Maurice’s mother Sylvia, ‘dark, with Maurice’s eyes’ and ‘an adorable smile of her own’, is fêted by many men, none of whom she cares for. Daphne even caught the little bit of cruelty in Sylvia’s humour: Maurice’s mother does not laugh at the circus, but at Nurse when she slips on some orange peel. Naturally, Tommy has an ‘affair’ with this Sylvia look-alike and loves her ‘as much as it was possible for him to love anything but himself.
Maurice first meets Tommy when he gets lost in Regent Street and is picked up by ‘depressive Mr Tibbs’, a grocer who takes him to meet Tommy, who, we learn, ‘likes young gentlemen’.

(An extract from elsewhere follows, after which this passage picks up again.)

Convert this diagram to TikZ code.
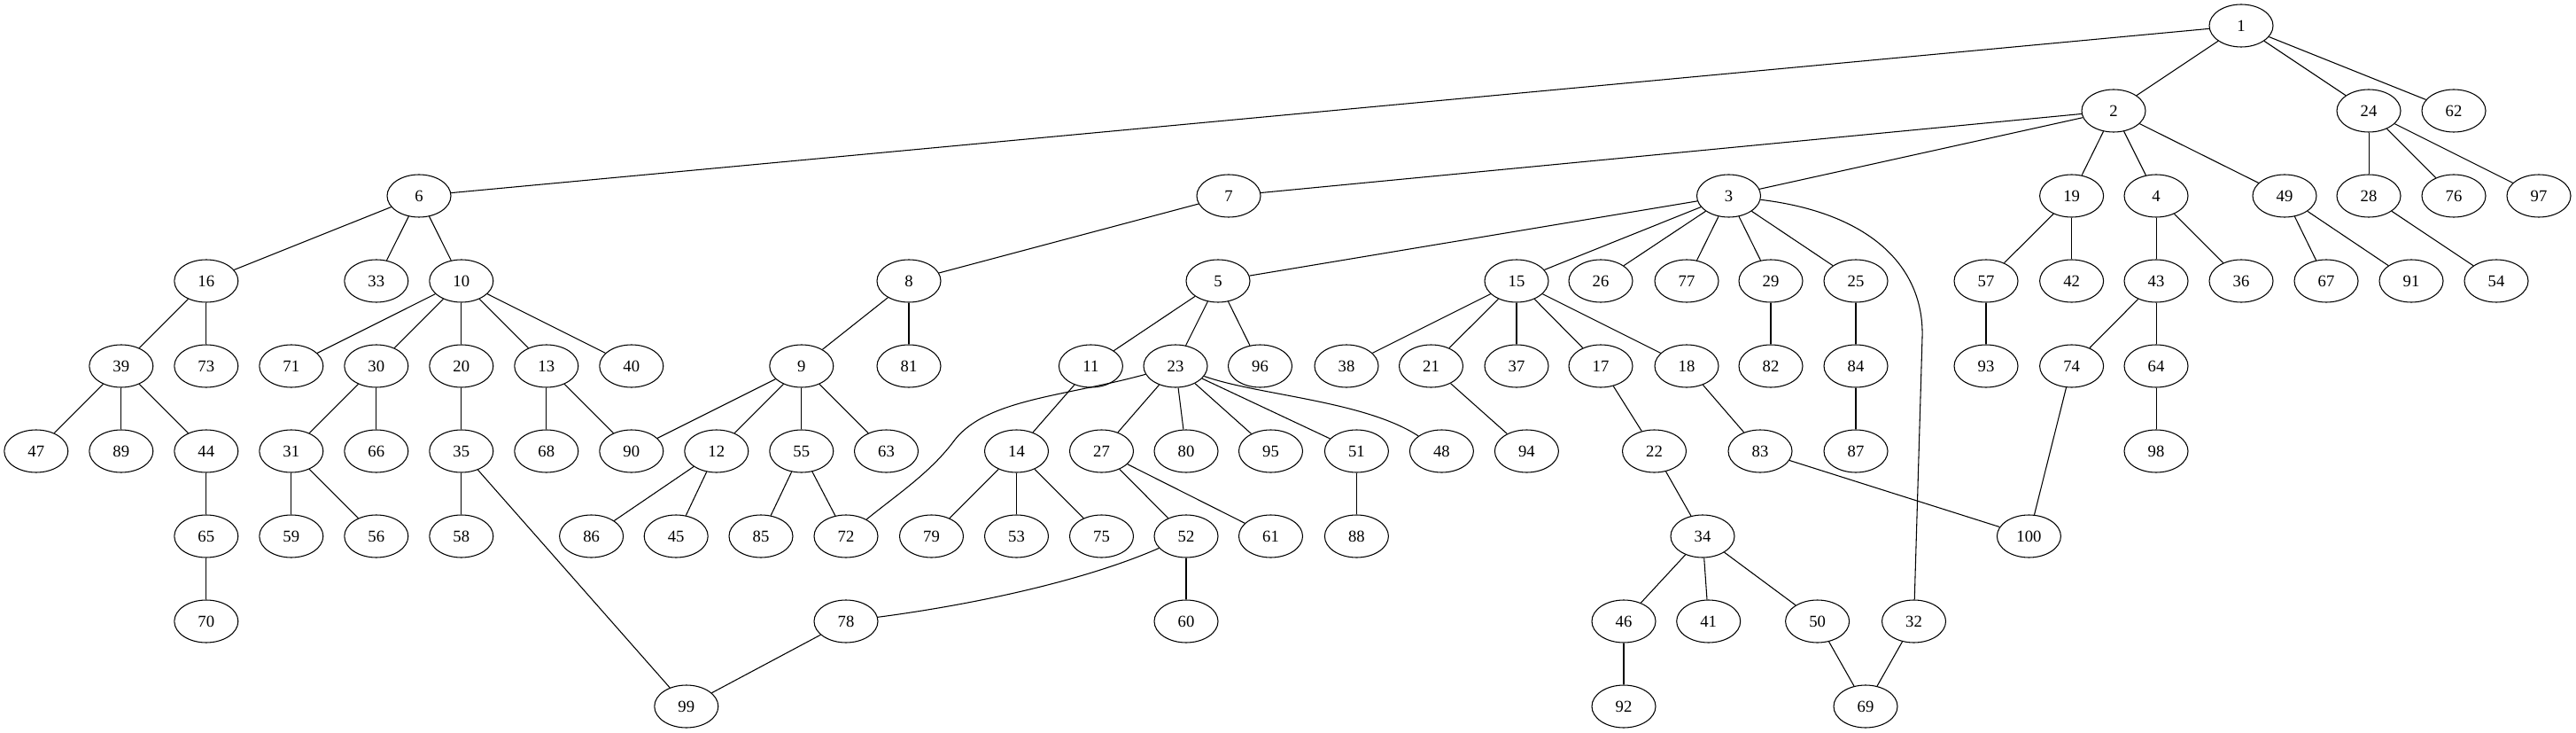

Tommy lives in a block of flats overlooking the river (recognisably Jim’s flat in Adelphi Terrace House). He opens the door to Maurice looking ‘rather tired’. He offers the boy tea and after asking his name and where he lives, and why he has not asked a policeman the way home, he fixes him with his eyes and says darkly:
‘You are a lonely traveller in Mexico who has lost his way in a terrific storm. You have come to me for shelter and do not know I am a brigand who will take your life.’
And so their hypnotic adventure begins; it was ‘one of the most thrilling games Maurice had ever played’.
The story confirms that Daphne’s imagination at the age of 14 was inspired by Jim, that she was au fait with his flat at Adelphi, with his penchant for boys, with his captivating stories, and with his supernatural take on life.
But the effect of the ‘indelible bond’ between Jim and her father cut deeper. She makes this clear in her fictional exposé, The Progress of Julius, where, as Margaret Forster noted, what Daphne crossed out in the original manuscript, a series of school exercise books, is more suggestive even than what appears in the published novel. She draws on a family holiday to Algiers in 1922.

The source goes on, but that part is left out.